Dikatakan impor yang dilakukan tersebut, untuk menjaga stabilitas harga, dan memenuhi kebutuhan stok gula nasional. “Padahal dalam rangka pemenuhan stok dan stabilitas harga gula, seharusnya dilakukan oleh BUMN,” kata Qohar.
Selanjutnya, setelah impor gula dilakukan oleh delapan perusahaan tersebut, mengelola komoditas itu menjadi gula kristal putih. Akan tetapi, diketahui juga, bahwa perusahaan-perusahaan tersebut, perizinan usahanya hanya untuk pengelolaan gula rafinasi untuk kebutuhan industri makanan, dan minuman, serta farmasi.
Qohar melanjutkan, setelah delapan perusahaan melakukan pengolahan gula kristal mentah menjadi gula kristal putih itu, selanjutnya PT PPI melakukan aksi pembelian. Padahal diketahui, bahwa pembelian tersebut tak pernah dilakukan.
“Padahal senyatanya, gula tersebut dijual oleh perusahaan-perusahaan swasta tersebut ke pasaran atau masayrakat melalui distributor yang terafiliasi dengan perusahaan-perusahaan itu,” kata Qohar.
Kedelapan pihak swasta itu melepas harga gula ke pasaran seharga Rp 26 ribu per Kilogram (Kg), yang itu juga melebihi harga eceran tertinggi (HET) yang ditentukan oleh pemerinrah sebesar Rp 13 ribu per Kg.
“Atas perbuatan yang dilakukan oleh tersangka TTL sebagai menteri perdagangan, dan tersangka CS, selaku direktur pengembangan bisnis PT PPI telah merugikan negara senilai (Rp) 400 miliar,” ujar Qohar.
Setelah ditetapkan tersangka, penyidik Jampidsus menjebloskan Tom Lembong ke sel tahanan Kejaksaan Negeri (Kejari) Jakarta Selatan (Jaksel). Sedangkan tersangka CS, ditahan di Rutan Kejagung.

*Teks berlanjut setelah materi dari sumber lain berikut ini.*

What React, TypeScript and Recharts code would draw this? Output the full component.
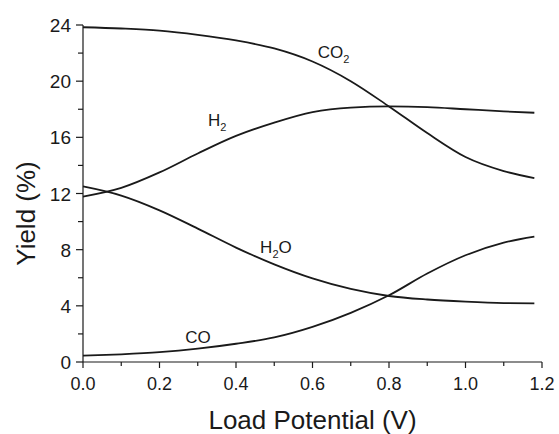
import React from 'react';
import { LineChart, Line, XAxis, YAxis, ReferenceDot, Label } from 'recharts';

// load potential (V)
const potential = [0, 0.1, 0.2, 0.3, 0.4, 0.5, 0.6, 0.7, 0.8, 0.9, 1.0, 1.1, 1.18];

// yields (%)
const co2Yield = [23.84, 23.75, 23.6, 23.3, 22.9, 22.33, 21.4, 20.0, 18.2, 16.3, 14.6, 13.6, 13.1];
const h2Yield = [11.78, 12.4, 13.5, 14.85, 16.1, 17.05, 17.8, 18.12, 18.2, 18.15, 18.0, 17.85, 17.75];
const h2oYield = [12.5, 11.85, 10.8, 9.5, 8.15, 6.95, 5.95, 5.2, 4.7, 4.45, 4.3, 4.2, 4.18];
const coYield = [0.45, 0.55, 0.7, 0.95, 1.3, 1.75, 2.5, 3.5, 4.75, 6.3, 7.6, 8.5, 8.93];

const xTicks = [0, 0.1, 0.2, 0.3, 0.4, 0.5, 0.6, 0.7, 0.8, 0.9, 1.0, 1.1, 1.2];
const yTicks = [0, 2, 4, 6, 8, 10, 12, 14, 16, 18, 20, 22, 24];

// curve name labels: [name, subscript, trailing text, x, y]
const curveLabels: [string, string, string, number, number][] = [
  ['CO', '2', '', 0.614, 21.65],
  ['H', '2', '', 0.327, 16.8],
  ['H', '2', 'O', 0.463, 7.76],
  ['CO', '', '', 0.267, 1.35],
];

const data = potential.map((v, i) => ({
  v,
  co2: co2Yield[i],
  h2: h2Yield[i],
  h2o: h2oYield[i],
  co: coYield[i],
}));

const FONT = '"Liberation Sans", Arial, sans-serif';
const INK = '#1a1a1a';

const XTick = (props: any) => {
  const { x, y, payload } = props;
  const major = Math.round(payload.value * 10) % 2 === 0;
  return (
    <g>
      <line x1={x} x2={x} y1={y} y2={y + (major ? 6 : 4)} stroke={INK} strokeWidth={1.2} />
      {major && (
        <text x={x} y={y + 28} textAnchor="middle" fontSize={18} fontFamily={FONT} fill={INK}>
          {payload.value.toFixed(1)}
        </text>
      )}
    </g>
  );
};

const YTick = (props: any) => {
  const { x, y, payload } = props;
  const major = payload.value % 4 === 0;
  return (
    <g>
      <line x1={x} x2={x - (major ? 7 : 5)} y1={y} y2={y} stroke={INK} strokeWidth={1.2} />
      {major && (
        <text x={x - 12} y={y + 7} textAnchor="end" fontSize={19} fontFamily={FONT} fill={INK}>
          {payload.value}
        </text>
      )}
    </g>
  );
};

const XTitle = (p: any) => {
  const vb = p.viewBox;
  return (
    <text x={vb.x + vb.width / 2} y={vb.y + 67} textAnchor="middle" fontSize={26} fontFamily={FONT} fill={INK}>
      Load Potential (V)
    </text>
  );
};

const YTitle = (p: any) => {
  const vb = p.viewBox;
  const x = vb.x + vb.width - 48;
  const y = vb.y + vb.height / 2 + 20;
  return (
    <text x={x} y={y} transform={`rotate(-90 ${x} ${y})`} textAnchor="middle" fontSize={26} fontFamily={FONT} fill={INK}>
      Yield (%)
    </text>
  );
};

const curveLabel = (name: string, sub: string, tail: string) => (p: any) => {
  const { x, y } = p.viewBox;
  return (
    <text x={x} y={y} fontSize={17} fontFamily={FONT} fill={INK}>
      {name}
      {sub && (
        <tspan dy={5} fontSize={11}>
          {sub}
        </tspan>
      )}
      {tail && <tspan dy={-5}>{tail}</tspan>}
    </text>
  );
};

export default function App() {
  return (
    <div style={{ position: 'absolute', left: 0, top: 0, background: '#fff' }}>
      <LineChart width={559} height={434} data={data} margin={{ top: 25, right: 17, bottom: 42, left: 53 }}>
        <XAxis
          dataKey="v"
          type="number"
          domain={[0, 1.2]}
          ticks={xTicks}
          interval={0}
          height={30}
          tickSize={0}
          tickMargin={0}
          tick={<XTick />}
          stroke={INK}
          strokeWidth={1.2}
        >
          <Label content={<XTitle />} />
        </XAxis>
        <YAxis
          type="number"
          domain={[0, 24]}
          ticks={yTicks}
          interval={0}
          width={30}
          tickSize={0}
          tickMargin={0}
          tick={<YTick />}
          stroke={INK}
          strokeWidth={1.2}
        >
          <Label content={<YTitle />} />
        </YAxis>
        <Line type="monotone" dataKey="co2" stroke={INK} strokeWidth={1.8} dot={false} isAnimationActive={false} />
        <Line type="monotone" dataKey="h2" stroke={INK} strokeWidth={1.8} dot={false} isAnimationActive={false} />
        <Line type="monotone" dataKey="h2o" stroke={INK} strokeWidth={1.8} dot={false} isAnimationActive={false} />
        <Line type="monotone" dataKey="co" stroke={INK} strokeWidth={1.8} dot={false} isAnimationActive={false} />
        {curveLabels.map(([name, sub, tail, x, y]) => (
          <ReferenceDot
            key={name + sub + tail}
            x={x}
            y={y}
            r={0}
            fill="none"
            stroke="none"
            label={curveLabel(name, sub, tail)}
          />
        ))}
      </LineChart>
    </div>
  );
}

Tom Lembong mengaku pasrah setelah dirinya diumumkan tersangka korupsi oleh Kejagung pada Selasa (29/10/2024) malam. Saat dibawa ke sel tahanan, sambil tersenyum, mantan menteri perdagangan (mendag) 2015-2016 itu mengaku menyerahkan kepada Yang Maha Kuasa atas nasib hukumnya.
Tom Lembong merupakan pengusaha yang lahir di Jakarta 4 Maret 1971. Tom pernah ditunjuk sebagai Menteri Perdagangan periode 2015-2016, kemudian Kepala Badan Koordinasi Penanaman Modal (Menteri Investasi) 2016-2019.
“Saya serahkan semuanya kepada Tuhan Yang Maha Kuasa,” kata Tom saat digiring ke mobil tahanan, Selasa (29/10/2024).
Lulusan Harvard University ini memulai karier pemerintahan sebagai Kepala Divisi Asset Management di Badan Penyehatan Perbankan Nasional. Tom pernah bekerja di Deutsche Bank, Morgan Stanley dan mendirikan Farindo.
Farindo merupakan konsorsium bentukan Farallon Capital dan Djarum yang mengakuisisi 51 persen saham Bank BCA. Tom mendirikan Quvat Management Pte Ltd dan Komisaris PT Graha Layar Prima (Blitz Megaplex) sampai 2014.
Pada 2013, Tom merupakan penasihat ekonomi dan penulis pidato Joko Widodo saat menjadi Gubernur DKI Jakarta dan Presiden RI periode pertama. Kini, Tom jadi Dewan Penasihat Internasional IISS di London.
Pada 2021, Gubernur DKI Jakarta, Anies Baswedan, menunjuk Tom menjadi Ketua Dewan PT Jaya Ancol. PT Jaya Ancol merupakan satu-satunya badan usaha milik pemerintah provinsi yang terdaftar di Bursa Efek Indonesia.
Pada 2008, Tom terpilih sebagai Pemimpin Muda Global dari Forum Ekonomi Dunia. Tom dianugerahi Asia Society Australia-Victoria Distinguished Fellowship pada 2017 dan menerima penghargaan Gwanghwa Medal di Korsel.
“Seorang profesional yang banyak malang melintang di dunia investasi, perbankan dalam negeri dan luar negeri. Sempat menjadi Menteri Perdagangan 2015-2016, lalu Kepala BKPM 2016-2019,” ujar Anies saat menutup pengenalan singkat Tom sebagai wakil Timnas Amin pada masa Pilpres 2024 lalu.